Globally, every region increased innovation spending in 2010, a significant turnaround compared to the previous year when the three regions making up the lion’s share — North America, Europe and Japan — all cut back. India- and China-based firms again increased their total R&D outlays at a far higher rate than those in the three largest regions:

  • The turnaround was cautious in Europe and Japan headquartered companies that saw 5.8 percent and 1.76 percent increases in R&D spending, respectively. North American headquartered companies, after cutting R&D by nearly 4 percent in 2009, increased R&D spending by 10.5 percent in 2010—beating the overall global growth rate of 9.3 percent.
  • China and India — and to a lesser extent countries outside of North America, Europe, Japan and Asia — continued to boom, albeit from a small base. Accounting for 2 percent of global R&D outlays in 2010, Chinese and Indian headquartered companies upped R&D investment by more than 38 percent, almost identical to the previous year’s growth pace. Companies from other regions around the world boosted R&D almost 14 percent.

The top 20 global spenders averaged 10 percent R&D growth, representing $142 billion in R&D on sales of $1.6 trillion. This exceeded the 9.3 percent increase for all Global Innovation 1000 companies. Roche Holding AG led the global pack for the second year in a row, with an R&D outlay of $9.6 billion of its $45.7 billion in revenues on innovation — an R&D intensity rate of more than 21 percent. Toyota Motor, the top R&D spender for several years prior to the recession, fell from fourth to sixth place with a spending increase of under 1 percent.

  • Pfizer (#2), Novartis (#3), Microsoft (#4) and Merck (#5) rounded out the top five spenders. Ford was the only company exiting the top 20, and AstraZeneca the sole newcomer moving into 18th place.

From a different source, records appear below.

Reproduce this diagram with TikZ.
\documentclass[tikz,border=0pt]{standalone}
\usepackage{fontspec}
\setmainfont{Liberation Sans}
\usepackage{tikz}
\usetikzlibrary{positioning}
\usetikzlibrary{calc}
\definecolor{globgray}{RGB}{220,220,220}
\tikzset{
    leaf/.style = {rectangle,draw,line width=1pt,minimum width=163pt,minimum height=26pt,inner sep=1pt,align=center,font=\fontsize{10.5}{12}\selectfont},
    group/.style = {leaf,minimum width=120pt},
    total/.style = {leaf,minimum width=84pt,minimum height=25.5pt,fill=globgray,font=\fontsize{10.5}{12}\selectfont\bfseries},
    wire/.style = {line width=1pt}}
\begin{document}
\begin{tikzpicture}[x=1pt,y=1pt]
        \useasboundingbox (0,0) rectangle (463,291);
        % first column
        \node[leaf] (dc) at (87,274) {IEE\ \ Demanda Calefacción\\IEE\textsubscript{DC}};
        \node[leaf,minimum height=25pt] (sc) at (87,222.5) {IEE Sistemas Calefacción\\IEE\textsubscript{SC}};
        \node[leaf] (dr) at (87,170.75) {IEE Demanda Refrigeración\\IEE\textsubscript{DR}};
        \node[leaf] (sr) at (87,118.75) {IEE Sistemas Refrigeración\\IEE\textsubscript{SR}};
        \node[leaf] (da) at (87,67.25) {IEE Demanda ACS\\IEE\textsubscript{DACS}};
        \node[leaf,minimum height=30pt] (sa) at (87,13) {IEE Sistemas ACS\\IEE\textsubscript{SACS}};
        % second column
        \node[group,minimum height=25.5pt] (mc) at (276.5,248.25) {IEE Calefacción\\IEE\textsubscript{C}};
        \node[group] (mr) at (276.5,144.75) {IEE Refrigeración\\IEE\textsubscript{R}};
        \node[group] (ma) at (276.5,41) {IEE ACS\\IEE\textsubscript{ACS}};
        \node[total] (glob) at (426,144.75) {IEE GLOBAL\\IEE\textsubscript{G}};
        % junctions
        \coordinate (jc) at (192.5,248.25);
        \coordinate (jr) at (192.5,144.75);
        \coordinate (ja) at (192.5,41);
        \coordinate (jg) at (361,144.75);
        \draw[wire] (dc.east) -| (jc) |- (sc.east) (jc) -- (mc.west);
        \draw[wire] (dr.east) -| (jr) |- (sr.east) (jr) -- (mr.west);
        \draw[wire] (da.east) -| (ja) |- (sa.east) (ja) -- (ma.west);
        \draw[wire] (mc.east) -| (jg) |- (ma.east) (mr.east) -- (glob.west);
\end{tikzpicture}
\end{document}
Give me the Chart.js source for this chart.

When it comes to innovation, spending doesn’t correlate with success. As part of its web-based survey of nearly 600 innovation executives from over 400 leading companies in every major industry sector, Booz & Company asked innovation leaders to name the companies they considered to be the most innovative in the world. For the second year in a row, Apple led the top 10, followed by Google and 3M. This year, Facebook was named one of the world’s most innovative companies, entering the list at number 10. In a comparison of the firms voted the 10 most innovative versus the top 10 global R&D spenders, Booz & Company found that the most innovative firms outperformed the top 10 R&D spenders across three key financial metrics over a 5-year period — revenue growth, EBITDA as a percentage of revenue and market cap growth — consistent with last year’s findings. Just three of this year’s top 10 spenders also ranked among the top 10 innovators: Microsoft, Samsung and Toyota Motor.